DATASET EXCERPT:
********************

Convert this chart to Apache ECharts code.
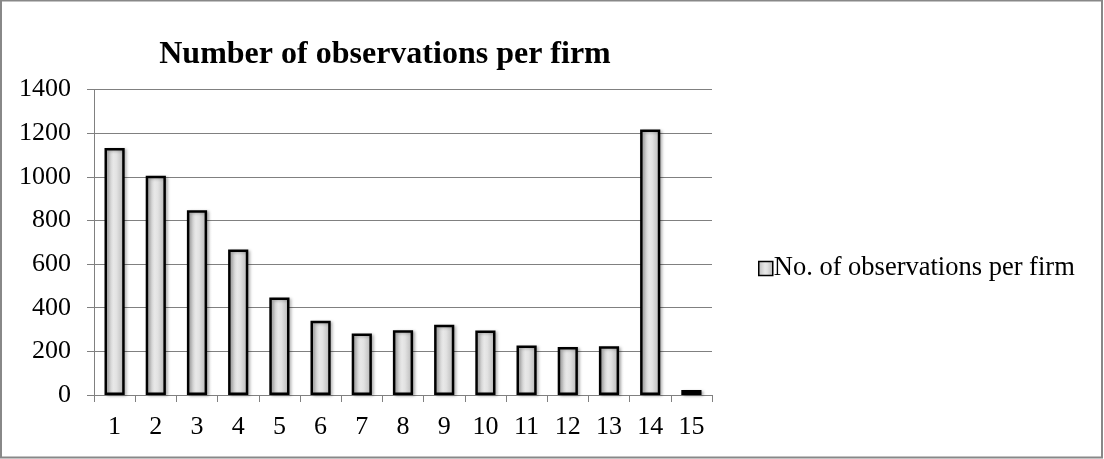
<!DOCTYPE html>
<html>
<head>
<meta charset="utf-8">
<script src="https://cdn.jsdelivr.net/npm/echarts@6/dist/echarts.min.js"></script>
<style>
  html, body { margin: 0; padding: 0; background: #fff; }
  #chart { width: 1104px; height: 459px; }
</style>
</head>
<body>
<div id="chart"></div>
<script>
// Firms grouped by number of observations
const categories = ['1', '2', '3', '4', '5', '6', '7', '8', '9', '10', '11', '12', '13', '14', '15'];
const observations = [1132, 1005, 847, 667, 447, 340, 282, 297, 322, 296, 227, 220, 223, 1217, 23];
const yTicks = { min: 0, max: 1400, step: 200 };
const seriesName = 'No. of observations per firm';
const chartTitle = 'Number of observations per firm';

const serif = "'Liberation Serif', 'Times New Roman', serif";
const axisGray = '#808080';

const barFill = new echarts.graphic.LinearGradient(0, 0, 1, 0, [
  { offset: 0, color: '#bbbbbb' },
  { offset: 0.45, color: '#e8e8e8' },
  { offset: 0.6, color: '#e2e2e2' },
  { offset: 1, color: '#b3b3b3' }
]);

const chart = echarts.init(document.getElementById('chart'), null, { renderer: 'canvas' });
chart.setOption({
  animation: false,
  backgroundColor: '#fff',
  title: {
    text: chartTitle,
    left: 380,
    top: 34,
    textAlign: 'center',
    textStyle: { fontFamily: serif, fontWeight: 'bold', fontSize: 32, color: '#000' }
  },
  legend: {
    orient: 'vertical',
    left: 753,
    top: 250,
    itemWidth: 14,
    itemHeight: 14,
    icon: 'rect',
    textStyle: { fontFamily: serif, fontSize: 26.5, color: '#000', padding: [0, 0, 0, -4] },
    itemStyle: { borderColor: '#000', borderWidth: 1.5 }
  },
  grid: { left: 94, right: 392, top: 89.5, bottom: 64, containLabel: false },
  xAxis: {
    type: 'category',
    data: categories,
    boundaryGap: true,
    axisLine: { lineStyle: { color: axisGray, width: 1 } },
    axisTick: { show: true, alignWithLabel: false, length: 7, lineStyle: { color: axisGray } },
    axisLabel: { fontFamily: serif, fontSize: 26, color: '#000', margin: 19 }
  },
  yAxis: {
    type: 'value',
    min: yTicks.min,
    max: yTicks.max,
    interval: yTicks.step,
    axisLine: { show: true, lineStyle: { color: axisGray, width: 1 } },
    axisTick: { show: true, length: 7, lineStyle: { color: axisGray } },
    axisLabel: {
      fontFamily: serif, fontSize: 26, color: '#000', margin: 23,
      formatter: v => String(v)
    },
    splitLine: { show: true, lineStyle: { color: axisGray, width: 1 } }
  },
  series: [{
    name: seriesName,
    type: 'bar',
    data: observations,
    barWidth: '49%',
    itemStyle: {
      color: barFill,
      borderColor: '#000',
      borderWidth: 2.5,
      shadowColor: 'rgba(0,0,0,0.25)',
      shadowBlur: 3,
      shadowOffsetX: 2,
      shadowOffsetY: 1
    }
  }],
  graphic: [{
    type: 'rect',
    shape: { x: 1, y: 0.5, width: 1101, height: 457 },
    style: { fill: 'none', stroke: '#888', lineWidth: 2 },
    silent: true
  }]
});
</script>
</body>
</html>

********************

TASK DETAILS: Return the material exactly as given, apart from the pictures.

TASK SOLUTION:
Convert this chart to Apache ECharts code.
<!DOCTYPE html>
<html>
<head>
<meta charset="utf-8">
<script src="https://cdn.jsdelivr.net/npm/echarts@6/dist/echarts.min.js"></script>
<style>
  html, body { margin: 0; padding: 0; background: #fff; }
  #chart { width: 1104px; height: 459px; }
</style>
</head>
<body>
<div id="chart"></div>
<script>
// Firms grouped by number of observations
const categories = ['1', '2', '3', '4', '5', '6', '7', '8', '9', '10', '11', '12', '13', '14', '15'];
const observations = [1132, 1005, 847, 667, 447, 340, 282, 297, 322, 296, 227, 220, 223, 1217, 23];
const yTicks = { min: 0, max: 1400, step: 200 };
const seriesName = 'No. of observations per firm';
const chartTitle = 'Number of observations per firm';

const serif = "'Liberation Serif', 'Times New Roman', serif";
const axisGray = '#808080';

const barFill = new echarts.graphic.LinearGradient(0, 0, 1, 0, [
  { offset: 0, color: '#bbbbbb' },
  { offset: 0.45, color: '#e8e8e8' },
  { offset: 0.6, color: '#e2e2e2' },
  { offset: 1, color: '#b3b3b3' }
]);

const chart = echarts.init(document.getElementById('chart'), null, { renderer: 'canvas' });
chart.setOption({
  animation: false,
  backgroundColor: '#fff',
  title: {
    text: chartTitle,
    left: 380,
    top: 34,
    textAlign: 'center',
    textStyle: { fontFamily: serif, fontWeight: 'bold', fontSize: 32, color: '#000' }
  },
  legend: {
    orient: 'vertical',
    left: 753,
    top: 250,
    itemWidth: 14,
    itemHeight: 14,
    icon: 'rect',
    textStyle: { fontFamily: serif, fontSize: 26.5, color: '#000', padding: [0, 0, 0, -4] },
    itemStyle: { borderColor: '#000', borderWidth: 1.5 }
  },
  grid: { left: 94, right: 392, top: 89.5, bottom: 64, containLabel: false },
  xAxis: {
    type: 'category',
    data: categories,
    boundaryGap: true,
    axisLine: { lineStyle: { color: axisGray, width: 1 } },
    axisTick: { show: true, alignWithLabel: false, length: 7, lineStyle: { color: axisGray } },
    axisLabel: { fontFamily: serif, fontSize: 26, color: '#000', margin: 19 }
  },
  yAxis: {
    type: 'value',
    min: yTicks.min,
    max: yTicks.max,
    interval: yTicks.step,
    axisLine: { show: true, lineStyle: { color: axisGray, width: 1 } },
    axisTick: { show: true, length: 7, lineStyle: { color: axisGray } },
    axisLabel: {
      fontFamily: serif, fontSize: 26, color: '#000', margin: 23,
      formatter: v => String(v)
    },
    splitLine: { show: true, lineStyle: { color: axisGray, width: 1 } }
  },
  series: [{
    name: seriesName,
    type: 'bar',
    data: observations,
    barWidth: '49%',
    itemStyle: {
      color: barFill,
      borderColor: '#000',
      borderWidth: 2.5,
      shadowColor: 'rgba(0,0,0,0.25)',
      shadowBlur: 3,
      shadowOffsetX: 2,
      shadowOffsetY: 1
    }
  }],
  graphic: [{
    type: 'rect',
    shape: { x: 1, y: 0.5, width: 1101, height: 457 },
    style: { fill: 'none', stroke: '#888', lineWidth: 2 },
    silent: true
  }]
});
</script>
</body>
</html>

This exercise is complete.